I have written to rabbis concerning Tu B'Av.  Perhaps you watched the video I posted recently. A few days ago I posted a  link to an hour long video of Jewish teaching concerning Tu B'Av.  It explained in thorough detail why it was considered to be the happiest and most important Jewish festival in ancient times.   It also stressed that unlike all the other festivals, it was forward looking to an as yet unfulfilled event ...the wedding of the Messiah.  Here is what I wrote..."I found this teaching about Tu B'Av and listened to the whole thing. It is 62 minutes long, but I paid especial attention to the section 49:56 to about 52:50 finding it to be very interesting (yet the whole thing was extremely enlightening!).

This is long and challenging to listen to because she talks very fast. But she does talk about all the things I had dealt with in my other posts on Five Doves concerning Tu B'Av. "


In case you missed all the other things I have posted about Tu B'Av, here is a little bit:


 "Tu B'Av has so many traditions associated with it that are parallels for the rapture. One of the most compelling is that the Jews while wandering in the desert were according to the Midrash commanded by Moses to sleep in their graves as punishment for not believing the spies who were sent to scout out the promised land. The Jews who slept in their graves each year would arise from their graves and discover that 15,000 of the older generation had died in the night. This continued to happen until all of the older generation had died off. Tu B'Av was celebrated because they knew that at long last they were freed from the curse of the grave and free to enter the promised land under the leadership of Joshua.

  • We all know that the name of Jesus is derived from Joshua and it was Joshua who led the Jews into the promised land.
  • I suspect we all are aware that there is a parallel between the "promised land" and Heaven.
  • Tu B'Av commemorates when all the chosen people rose from their graves alive! When no one had died in their graves thus signifying that at last they were free to enter the promised land!
  • The Jews celebrated by allowing the virgins to dress in white and dance in the vineyards to attract husbands.
  • The tribe of Benjamin was allowed to snatch brides on Tu B'Av and that the word "snatched" in the Septuagint is "harpazo"! The same word "harpazo" we already know is a word associated with the rapture!
  • The celebration of Tu B'Av became closely associated with courtship, marriage and the the triumph of life over death.
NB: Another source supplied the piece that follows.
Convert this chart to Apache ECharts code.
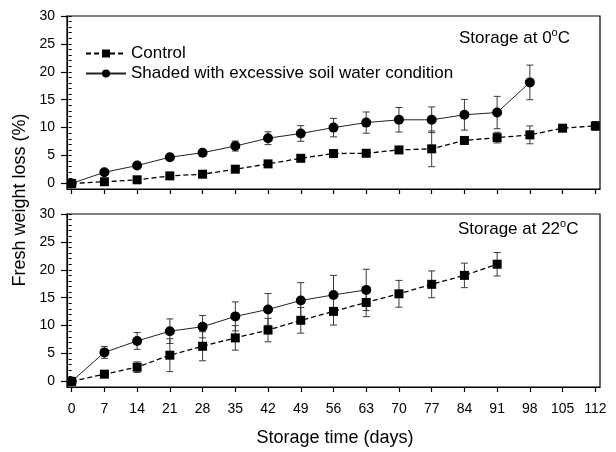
<!DOCTYPE html>
<html>
<head>
<meta charset="utf-8">
<script src="https://cdn.jsdelivr.net/npm/echarts@6/dist/echarts.min.js"></script>
<style>
  html, body { margin: 0; padding: 0; background: #fff; }
  #chart { width: 616px; height: 452px; }
</style>
</head>
<body>
<div id="chart"></div>
<script>
// Sampling days (every 7 days)
const days = [0, 7, 14, 21, 28, 35, 42, 49, 56, 63, 70, 77, 84, 91, 98, 105, 112];
const dayTicks = days;
const yMajorTicks = [0, 5, 10, 15, 20, 25, 30];
const yMinorTicks = Array.from({ length: 31 }, (_, i) => i);

// Storage at 0 °C
const cold_control = [0, 0.3, 0.65, 1.35, 1.65, 2.55, 3.5, 4.5, 5.35, 5.4, 6.0, 6.2, 7.7, 8.2, 8.7, 9.9, 10.3];
const cold_control_err = [0.2, 0.2, 0.3, 0.3, 0.3, 0.3, 0.3, 0.3, 0.4, 0.5, 0.6, 3.2, 0.5, 0.95, 1.6, 0.5, 0.8];
const cold_shaded = [0, 2.0, 3.2, 4.7, 5.5, 6.7, 8.1, 8.95, 10.0, 10.9, 11.4, 11.4, 12.3, 12.7, 18.1];
const cold_shaded_err = [0.2, 0.3, 0.3, 0.4, 0.4, 0.9, 1.15, 1.4, 1.65, 1.9, 2.2, 2.3, 2.75, 2.9, 3.1];

// Storage at 22 °C
const warm_control = [0, 1.3, 2.55, 4.7, 6.3, 7.8, 9.2, 10.95, 12.55, 14.15, 15.7, 17.4, 19.0, 21.0];
const warm_control_err = [0.2, 0.3, 0.95, 2.95, 2.6, 2.2, 2.1, 2.3, 2.45, 2.55, 2.4, 2.4, 2.2, 2.1];
const warm_shaded = [0, 5.2, 7.25, 9.0, 9.8, 11.65, 12.9, 14.5, 15.5, 16.4];
const warm_shaded_err = [0.2, 1.07, 1.5, 2.2, 2.0, 2.6, 2.85, 3.2, 3.5, 3.7];

const CONTROL = 'Control';
const SHADED = 'Shaded with excessive soil water condition';
const FONT = 'Liberation Sans, Arial, sans-serif';

function pairs(vals) {
  return vals.map((v, i) => [days[i], v]);
}
function errTriples(vals, errs) {
  return vals.map((v, i) => [days[i], v, errs[i]]);
}

// Vertical error bar with short caps
function renderErr(params, api) {
  const x = api.value(0), y = api.value(1), e = api.value(2);
  const hi = api.coord([x, y + e]);
  const lo = api.coord([x, y - e]);
  const cap = 3.5;
  const st = { stroke: '#3a3a3a', lineWidth: 1 };
  return {
    type: 'group',
    children: [
      { type: 'line', shape: { x1: hi[0], y1: hi[1], x2: lo[0], y2: lo[1] }, style: st },
      { type: 'line', shape: { x1: hi[0] - cap, y1: hi[1], x2: hi[0] + cap, y2: hi[1] }, style: st },
      { type: 'line', shape: { x1: lo[0] - cap, y1: lo[1], x2: lo[0] + cap, y2: lo[1] }, style: st }
    ]
  };
}

function xAxisFor(gridIndex, labels) {
  return {
    type: 'value', gridIndex, min: -1, max: 113,
    axisLine: { show: true, onZero: false, lineStyle: { color: '#000', width: 1.2 } },
    axisTick: { show: true, customValues: dayTicks, length: 5, inside: false, lineStyle: { color: '#000', width: 1.2 } },
    axisLabel: { show: labels, customValues: dayTicks, color: '#000', fontSize: 14, fontFamily: FONT, margin: 15 },
    splitLine: { show: false }
  };
}
function yAxesFor(gridIndex) {
  return [
    {
      type: 'value', gridIndex, min: -1, max: 30,
      axisLine: { show: true, onZero: false, lineStyle: { color: '#000', width: 1.2 } },
      axisTick: { show: true, customValues: yMajorTicks, length: 6, lineStyle: { color: '#000', width: 1.2 } },
      axisLabel: { show: true, customValues: yMajorTicks, color: '#000', fontSize: 14, fontFamily: FONT, margin: 12 },
      splitLine: { show: false }
    },
    {
      type: 'value', gridIndex, min: -1, max: 30, position: 'left',
      axisLine: { show: false },
      axisTick: { show: true, customValues: yMinorTicks, length: 3, lineStyle: { color: '#000', width: 1 } },
      axisLabel: { show: false },
      splitLine: { show: false }
    }
  ];
}

const controlLine = { color: '#000', width: 1.3, type: [5, 3] };
const shadedLine = { color: '#222', width: 1 };

const chart = echarts.init(document.getElementById('chart'), null, { renderer: 'canvas' });

chart.setOption({
  animation: false,
  backgroundColor: '#fff',
  grid: [
    { left: 67, top: 16, width: 533, height: 173, show: true, borderColor: '#000', borderWidth: 1.2, backgroundColor: 'transparent' },
    { left: 67, top: 214, width: 533, height: 173, show: true, borderColor: '#000', borderWidth: 1.2, backgroundColor: 'transparent' }
  ],
  xAxis: [xAxisFor(0, false), xAxisFor(1, true)],
  yAxis: [...yAxesFor(0), ...yAxesFor(1)],
  legend: {
    orient: 'vertical', left: 80, top: 40, itemGap: 3,
    itemWidth: 40, itemHeight: 10,
    textStyle: { color: '#000', fontSize: 17, fontFamily: FONT },
    data: [CONTROL, SHADED]
  },
  graphic: [
    {
      type: 'text', left: 459, top: 27,
      style: {
        text: '{a|Storage at 0}{s|o}{a|C}',
        rich: {
          a: { fontSize: 17, fontFamily: FONT, fill: '#000', lineHeight: 20, verticalAlign: 'bottom' },
          s: { fontSize: 11, fontFamily: FONT, fill: '#000', lineHeight: 20, verticalAlign: 'top', padding: [0, 0, 8, 0] }
        }
      }
    },
    {
      type: 'text', left: 458, top: 218,
      style: {
        text: '{a|Storage at 22}{s|o}{a|C}',
        rich: {
          a: { fontSize: 17, fontFamily: FONT, fill: '#000', lineHeight: 20, verticalAlign: 'bottom' },
          s: { fontSize: 11, fontFamily: FONT, fill: '#000', lineHeight: 20, verticalAlign: 'top', padding: [0, 0, 8, 0] }
        }
      }
    },
    {
      type: 'text', x: 20, y: 200, rotation: Math.PI / 2,
      style: { text: 'Fresh weight loss (%)', font: '18px ' + FONT, fill: '#000', align: 'center', verticalAlign: 'middle' }
    },
    {
      type: 'text', x: 335, y: 438,
      style: { text: 'Storage time (days)', font: '18px ' + FONT, fill: '#000', align: 'center', verticalAlign: 'middle' }
    }
  ],
  series: [
    { type: 'custom', xAxisIndex: 0, yAxisIndex: 0, renderItem: renderErr, data: errTriples(cold_control, cold_control_err), z: 2, silent: true },
    { type: 'custom', xAxisIndex: 0, yAxisIndex: 0, renderItem: renderErr, data: errTriples(cold_shaded, cold_shaded_err), z: 2, silent: true },
    { type: 'custom', xAxisIndex: 1, yAxisIndex: 2, renderItem: renderErr, data: errTriples(warm_control, warm_control_err), z: 2, silent: true },
    { type: 'custom', xAxisIndex: 1, yAxisIndex: 2, renderItem: renderErr, data: errTriples(warm_shaded, warm_shaded_err), z: 2, silent: true },
    {
      name: CONTROL, type: 'line', xAxisIndex: 0, yAxisIndex: 0, data: pairs(cold_control),
      symbol: 'rect', symbolSize: 9, itemStyle: { color: '#000' }, lineStyle: controlLine, z: 3, clip: false
    },
    {
      name: SHADED, type: 'line', xAxisIndex: 0, yAxisIndex: 0, data: pairs(cold_shaded),
      symbol: 'circle', symbolSize: 10, itemStyle: { color: '#000' }, lineStyle: shadedLine, z: 3, clip: false
    },
    {
      name: CONTROL, type: 'line', xAxisIndex: 1, yAxisIndex: 2, data: pairs(warm_control),
      symbol: 'rect', symbolSize: 9, itemStyle: { color: '#000' }, lineStyle: controlLine, z: 3, clip: false
    },
    {
      name: SHADED, type: 'line', xAxisIndex: 1, yAxisIndex: 2, data: pairs(warm_shaded),
      symbol: 'circle', symbolSize: 10, itemStyle: { color: '#000' }, lineStyle: shadedLine, z: 3, clip: false
    }
  ]
});
</script>
</body>
</html>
And now I've found that some rabbis link it with marriage of the Messiah.  In another post I quoted an esteemed rabbi, rabbi Lubavitch, on this related topic!
  • After the Jews had entered the promised land, each year Tu B'Av was celebrated as one of the most important holidays. It was a time of their greatest, happiest celebration yet it occurred in the month that was considered the lowest, saddest of the year!

Friends, there is no closer parallel to the rapture than Tu B'Av and if we are sincerely watching the Jewish festivals, shouldn't we all be watching the same festival that the Jewish sages say is the festival that celebrates the future wedding of the Messiah?  Yes, I know that the Jews don't understand the connection to the rapture...but surely we should.


Please forgive me if my conclusions are different from yours.  I try to keep an open mind and I also watch Pentecost and Rosh Hashanah.  Let's just agree to look and consider what the rabbis have said concerning Tu B'Av and see how it relates to the event we are all watching for.